Anche i compagni erano di tutt'altra caratura rispetto al passato. Lungi dall'essere semplici muli da soma o torrette semoventi, i compagni di New Vegas erano tra i personaggi meglio scritti nel franchise.
Persino i DLC furono molto amati e apprezzati. Dead Money aveva un'atmosfera da survival horror che esplorava l'ossessione e la difficoltà di "lasciar andare".
Honest Hearts era invece qualcosa di diverso: un'avventura tribale che meditava sulla fede, la redenzione e la natura della guerra attraverso la figura indimenticabile di Joshua Graham, l'Uomo Bruciato.
La mia preferita era Old World Blue, che sembrava quasi una commedia fantascientifica folle che, tra risate e dialoghi surreali, svelava retroscena cruciali sulla tecnologia pre-bellica.
Un titolo imperfetto, ma unico
Certo, New Vegas non è perfetto. Al momento del lancio era afflitto da bug, crash e problemi tecnici che ne minavano l'esperienza.
Il motore Gamebryo mostrava tutti i suoi anni, con animazioni legnose e un mondo visivamente meno impressionante di altri titoli dell'epoca.

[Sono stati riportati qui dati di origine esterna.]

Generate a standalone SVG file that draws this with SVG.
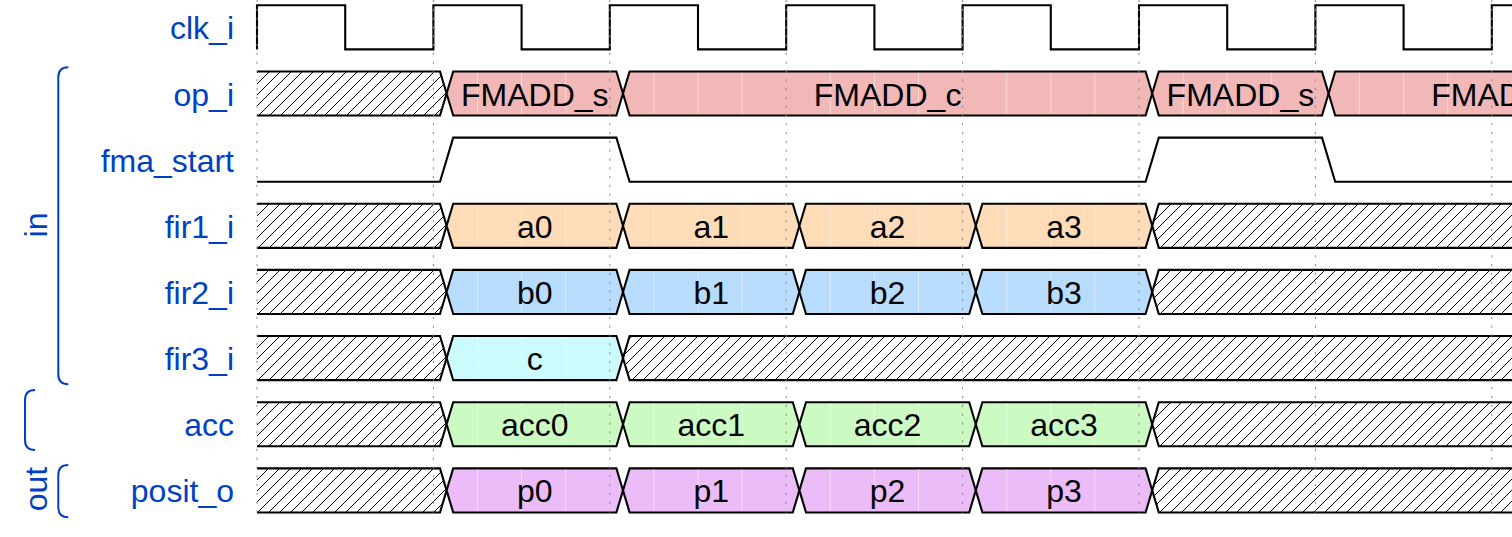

Anche il combat system, sebbene migliorato rispetto a Fallout 3, rimaneva funzionale ma non eccezionale. Eppure, la forza del suo design, la profondità della sua scrittura e la libertà concessa al giocatore erano così travolgenti da far passare in secondo piano questi difetti.
Per fortuna, la community di modding, ancora oggi attivissima, è la testimonianza più grande della qualità intrinseca del gioco: i fan non hanno abbandonato il Mojave, ma hanno passato quindici anni a lucidarlo, espanderlo e preservarlo.
Oggi, quindici anni dopo, il mondo dei GDR è molto cambiato. Abbiamo mondi più grandi, una componente visiva drasticamente migliorata e combattimenti infinitamente più complessi.
Tuttavia, anceh solo ripensando anche solo a Fallout 4 o Fallout 76, alla fine torniamo sempre lì, nel deserto del Mojave. Torniamo perché Fallout: New Vegas ci ricorda cosa significa veramente "gioco di ruolo".
Oggi alcuni considerano GDR semplicemente il concetto di accumulare bottino o esplorare ogni anfratto della mappa. In realtà, si è sempre trattato di altro: di impersonare per l'appunto un ruolo, di fare scelte difficili e di vedere un mondo reagire in maniera importante come abbiamo visto in Avowed, Baldur's Gate 3 o Kingdom Come Deliverance 2.
Fallout: New Vegas non è solo il miglior Fallout di sempre. È, per quanto mi riguarda una pietra miliare del suo genere, un'opera che ha sacrificato lo sfarzo tecnico sull'altare della profondità narrativa e della libertà di agire per il giocatore.
Onestamente mi auguro che il prossimo Fallout segua questo canovaccio, allontanandosi dalla forte centralità action del quarto capitolo. Fino a quel momento, possiamo provare a deliziarci con The Outer Worlds 2 che, nonostante tutto, proverà a intrattenerci nello stesso modo.